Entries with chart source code
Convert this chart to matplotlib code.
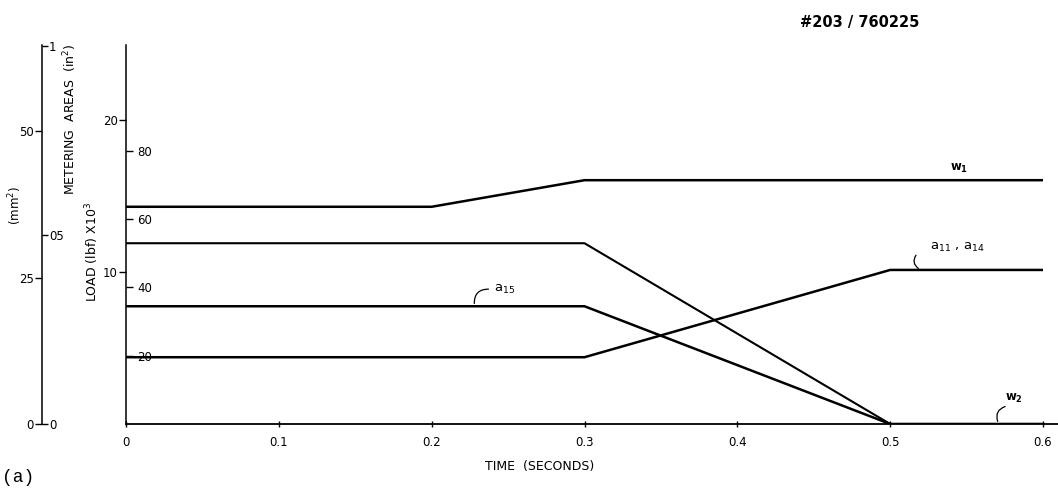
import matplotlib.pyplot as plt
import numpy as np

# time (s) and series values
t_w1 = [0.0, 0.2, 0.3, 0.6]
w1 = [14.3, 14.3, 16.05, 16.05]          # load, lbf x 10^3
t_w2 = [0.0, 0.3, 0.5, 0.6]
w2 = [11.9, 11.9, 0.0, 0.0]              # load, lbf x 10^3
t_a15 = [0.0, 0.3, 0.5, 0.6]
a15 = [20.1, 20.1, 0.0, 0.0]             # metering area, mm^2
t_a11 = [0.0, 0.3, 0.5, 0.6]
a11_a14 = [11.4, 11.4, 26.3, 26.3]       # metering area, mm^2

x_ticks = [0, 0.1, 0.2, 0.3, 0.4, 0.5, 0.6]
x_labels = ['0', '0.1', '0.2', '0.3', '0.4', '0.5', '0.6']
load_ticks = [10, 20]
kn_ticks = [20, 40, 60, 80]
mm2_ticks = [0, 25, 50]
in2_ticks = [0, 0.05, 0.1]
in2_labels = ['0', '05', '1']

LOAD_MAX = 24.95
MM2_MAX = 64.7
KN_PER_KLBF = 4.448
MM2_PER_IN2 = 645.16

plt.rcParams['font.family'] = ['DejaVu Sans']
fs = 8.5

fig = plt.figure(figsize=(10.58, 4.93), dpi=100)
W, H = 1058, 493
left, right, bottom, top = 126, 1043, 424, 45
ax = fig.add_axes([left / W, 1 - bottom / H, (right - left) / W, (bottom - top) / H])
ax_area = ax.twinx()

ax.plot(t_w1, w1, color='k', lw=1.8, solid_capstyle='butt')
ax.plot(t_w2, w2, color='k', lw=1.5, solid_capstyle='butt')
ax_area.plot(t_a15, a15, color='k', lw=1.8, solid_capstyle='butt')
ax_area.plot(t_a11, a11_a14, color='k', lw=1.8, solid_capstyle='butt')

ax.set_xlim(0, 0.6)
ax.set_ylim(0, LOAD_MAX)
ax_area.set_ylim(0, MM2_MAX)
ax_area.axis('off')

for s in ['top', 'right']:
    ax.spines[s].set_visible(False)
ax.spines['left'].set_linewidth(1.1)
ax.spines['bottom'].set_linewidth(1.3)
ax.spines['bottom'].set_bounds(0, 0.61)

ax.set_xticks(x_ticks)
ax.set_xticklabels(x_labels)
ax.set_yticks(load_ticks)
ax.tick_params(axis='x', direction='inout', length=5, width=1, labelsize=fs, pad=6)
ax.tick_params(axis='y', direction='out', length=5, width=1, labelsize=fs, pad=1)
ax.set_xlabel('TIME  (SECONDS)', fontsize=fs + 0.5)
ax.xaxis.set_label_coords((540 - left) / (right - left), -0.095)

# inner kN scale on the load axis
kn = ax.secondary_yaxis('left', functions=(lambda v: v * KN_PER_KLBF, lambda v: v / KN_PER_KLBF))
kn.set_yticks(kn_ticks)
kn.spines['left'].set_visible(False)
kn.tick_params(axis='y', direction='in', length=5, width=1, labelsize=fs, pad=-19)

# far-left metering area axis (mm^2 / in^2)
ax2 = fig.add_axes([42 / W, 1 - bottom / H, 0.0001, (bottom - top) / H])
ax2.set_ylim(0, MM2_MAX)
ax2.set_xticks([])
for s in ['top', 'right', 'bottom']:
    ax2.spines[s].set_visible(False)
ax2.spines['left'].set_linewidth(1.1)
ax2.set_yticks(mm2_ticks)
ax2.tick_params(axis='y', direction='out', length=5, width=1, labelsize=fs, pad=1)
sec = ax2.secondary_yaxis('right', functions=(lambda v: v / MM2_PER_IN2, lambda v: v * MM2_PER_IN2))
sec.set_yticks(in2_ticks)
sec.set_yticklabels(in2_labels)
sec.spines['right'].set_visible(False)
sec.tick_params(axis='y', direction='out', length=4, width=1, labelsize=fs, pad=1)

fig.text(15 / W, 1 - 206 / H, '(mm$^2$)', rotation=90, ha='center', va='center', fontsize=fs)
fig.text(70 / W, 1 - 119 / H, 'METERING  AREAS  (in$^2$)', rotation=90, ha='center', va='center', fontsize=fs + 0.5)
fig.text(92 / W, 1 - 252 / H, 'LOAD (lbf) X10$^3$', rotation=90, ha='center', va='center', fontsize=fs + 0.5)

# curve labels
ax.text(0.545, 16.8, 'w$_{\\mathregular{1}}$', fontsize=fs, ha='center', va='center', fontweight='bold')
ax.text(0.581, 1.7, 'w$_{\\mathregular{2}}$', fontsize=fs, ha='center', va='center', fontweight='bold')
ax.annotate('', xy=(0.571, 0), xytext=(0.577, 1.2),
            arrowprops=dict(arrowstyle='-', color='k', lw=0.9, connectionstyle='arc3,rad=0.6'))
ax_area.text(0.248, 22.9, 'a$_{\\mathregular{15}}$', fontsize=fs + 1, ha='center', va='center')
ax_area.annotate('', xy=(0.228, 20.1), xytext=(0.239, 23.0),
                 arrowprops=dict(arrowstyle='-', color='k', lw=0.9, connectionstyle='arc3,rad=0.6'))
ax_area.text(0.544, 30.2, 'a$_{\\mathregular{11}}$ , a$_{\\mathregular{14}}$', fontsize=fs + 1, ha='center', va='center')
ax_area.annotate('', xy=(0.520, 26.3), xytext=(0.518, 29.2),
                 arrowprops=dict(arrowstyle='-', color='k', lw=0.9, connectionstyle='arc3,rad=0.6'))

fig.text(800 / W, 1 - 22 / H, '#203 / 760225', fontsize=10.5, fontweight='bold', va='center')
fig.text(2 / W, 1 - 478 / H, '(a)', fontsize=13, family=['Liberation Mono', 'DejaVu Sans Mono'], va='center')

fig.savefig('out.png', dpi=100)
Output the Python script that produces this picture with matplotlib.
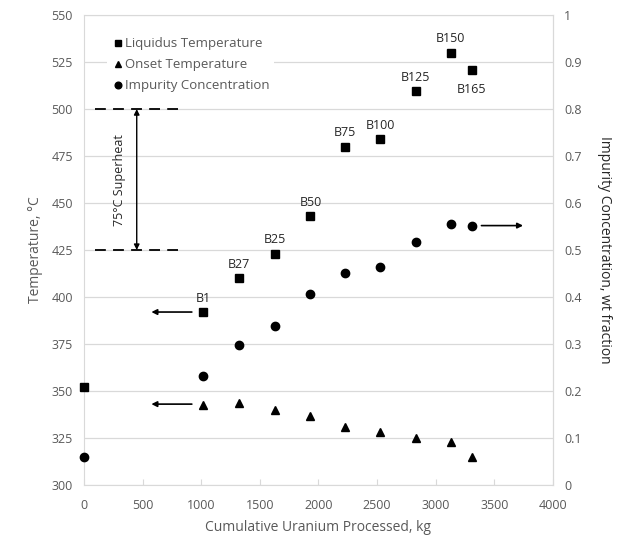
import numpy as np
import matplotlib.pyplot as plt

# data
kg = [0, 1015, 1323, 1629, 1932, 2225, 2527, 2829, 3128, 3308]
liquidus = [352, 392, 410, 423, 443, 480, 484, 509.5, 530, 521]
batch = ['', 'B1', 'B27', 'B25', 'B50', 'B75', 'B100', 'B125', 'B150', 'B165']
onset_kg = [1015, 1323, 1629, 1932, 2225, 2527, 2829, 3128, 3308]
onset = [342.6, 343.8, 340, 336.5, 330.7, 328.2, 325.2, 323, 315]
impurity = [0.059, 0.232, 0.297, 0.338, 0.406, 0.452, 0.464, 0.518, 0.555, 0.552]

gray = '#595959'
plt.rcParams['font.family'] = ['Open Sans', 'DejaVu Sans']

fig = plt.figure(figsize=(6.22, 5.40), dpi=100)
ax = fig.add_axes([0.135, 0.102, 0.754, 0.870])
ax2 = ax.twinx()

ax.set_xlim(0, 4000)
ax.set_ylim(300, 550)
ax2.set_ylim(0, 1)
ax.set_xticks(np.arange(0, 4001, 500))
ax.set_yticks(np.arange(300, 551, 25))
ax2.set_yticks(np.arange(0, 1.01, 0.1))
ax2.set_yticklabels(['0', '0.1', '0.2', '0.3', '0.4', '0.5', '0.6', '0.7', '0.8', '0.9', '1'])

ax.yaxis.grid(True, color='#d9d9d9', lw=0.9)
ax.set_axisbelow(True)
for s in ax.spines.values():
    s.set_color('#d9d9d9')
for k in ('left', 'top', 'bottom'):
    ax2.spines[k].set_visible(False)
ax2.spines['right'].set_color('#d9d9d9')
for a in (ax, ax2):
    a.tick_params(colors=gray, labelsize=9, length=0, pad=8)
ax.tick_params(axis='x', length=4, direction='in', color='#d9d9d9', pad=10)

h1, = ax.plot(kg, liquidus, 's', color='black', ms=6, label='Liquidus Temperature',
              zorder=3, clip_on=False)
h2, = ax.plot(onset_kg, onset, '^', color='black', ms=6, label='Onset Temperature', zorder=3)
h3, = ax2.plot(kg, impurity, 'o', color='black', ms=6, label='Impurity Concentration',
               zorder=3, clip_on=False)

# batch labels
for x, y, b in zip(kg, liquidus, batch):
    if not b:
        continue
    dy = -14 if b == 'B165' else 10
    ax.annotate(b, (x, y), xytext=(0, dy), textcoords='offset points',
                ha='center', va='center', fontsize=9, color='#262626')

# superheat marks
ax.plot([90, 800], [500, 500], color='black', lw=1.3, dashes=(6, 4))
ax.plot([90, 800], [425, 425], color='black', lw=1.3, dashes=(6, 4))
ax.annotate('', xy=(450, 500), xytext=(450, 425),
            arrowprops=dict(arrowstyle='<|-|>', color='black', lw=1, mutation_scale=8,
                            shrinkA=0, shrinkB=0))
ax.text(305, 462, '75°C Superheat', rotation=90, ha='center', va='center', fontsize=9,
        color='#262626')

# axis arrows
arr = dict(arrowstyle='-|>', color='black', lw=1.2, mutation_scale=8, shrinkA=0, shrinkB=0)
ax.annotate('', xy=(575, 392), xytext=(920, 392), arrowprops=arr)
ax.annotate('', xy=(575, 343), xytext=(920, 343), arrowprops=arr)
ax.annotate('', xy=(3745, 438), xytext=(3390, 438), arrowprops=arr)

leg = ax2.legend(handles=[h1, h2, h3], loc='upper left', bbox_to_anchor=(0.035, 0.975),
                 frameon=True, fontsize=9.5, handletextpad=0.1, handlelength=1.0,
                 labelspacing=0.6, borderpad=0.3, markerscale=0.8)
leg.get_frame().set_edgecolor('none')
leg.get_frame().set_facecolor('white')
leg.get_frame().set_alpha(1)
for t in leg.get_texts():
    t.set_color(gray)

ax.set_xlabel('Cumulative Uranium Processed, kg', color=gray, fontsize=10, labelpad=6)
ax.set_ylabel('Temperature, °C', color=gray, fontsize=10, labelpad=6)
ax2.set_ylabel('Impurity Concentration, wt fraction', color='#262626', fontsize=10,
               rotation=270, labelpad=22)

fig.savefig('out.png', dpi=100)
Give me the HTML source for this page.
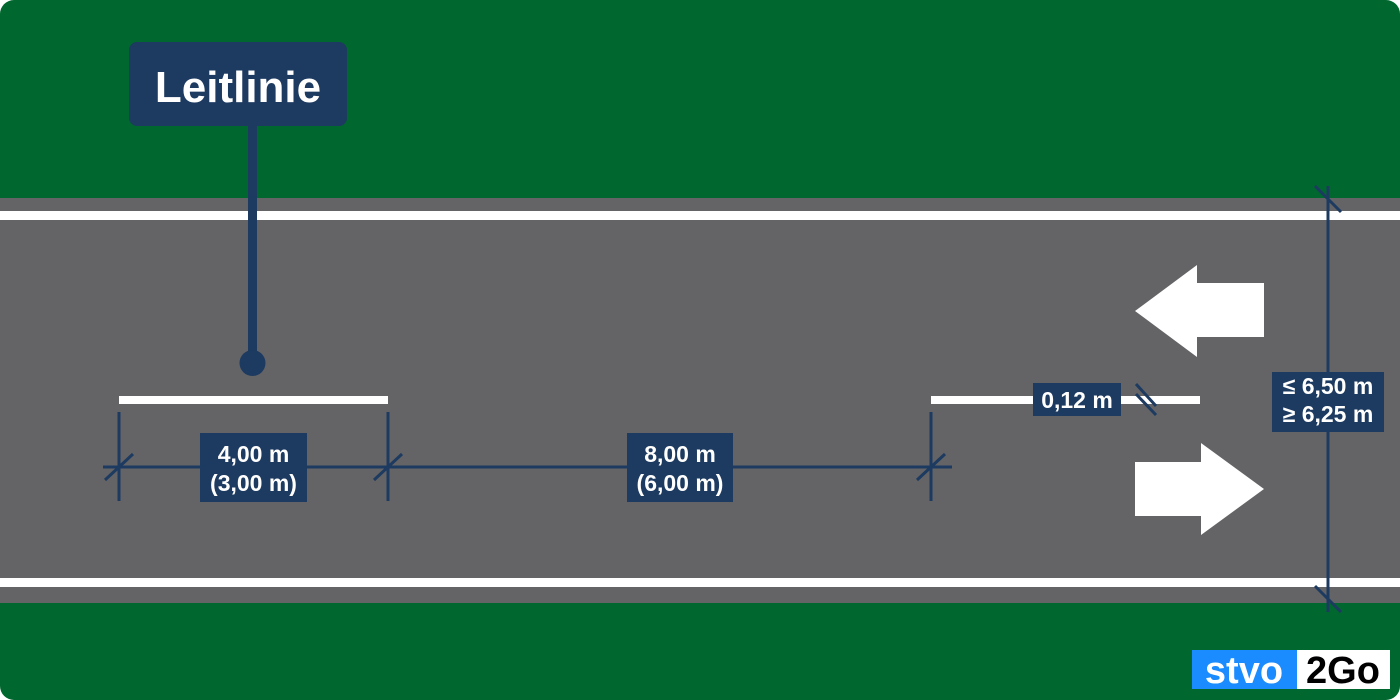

Exercise: Print everything from the line with "Output the Python" down to the line with "0.518, 0.555, 0.552]", both included, exactly as written and without the pictures.

The output:
Output the Python script that produces this picture with matplotlib.
import numpy as np
import matplotlib.pyplot as plt

# data
kg = [0, 1015, 1323, 1629, 1932, 2225, 2527, 2829, 3128, 3308]
liquidus = [352, 392, 410, 423, 443, 480, 484, 509.5, 530, 521]
batch = ['', 'B1', 'B27', 'B25', 'B50', 'B75', 'B100', 'B125', 'B150', 'B165']
onset_kg = [1015, 1323, 1629, 1932, 2225, 2527, 2829, 3128, 3308]
onset = [342.6, 343.8, 340, 336.5, 330.7, 328.2, 325.2, 323, 315]
impurity = [0.059, 0.232, 0.297, 0.338, 0.406, 0.452, 0.464, 0.518, 0.555, 0.552]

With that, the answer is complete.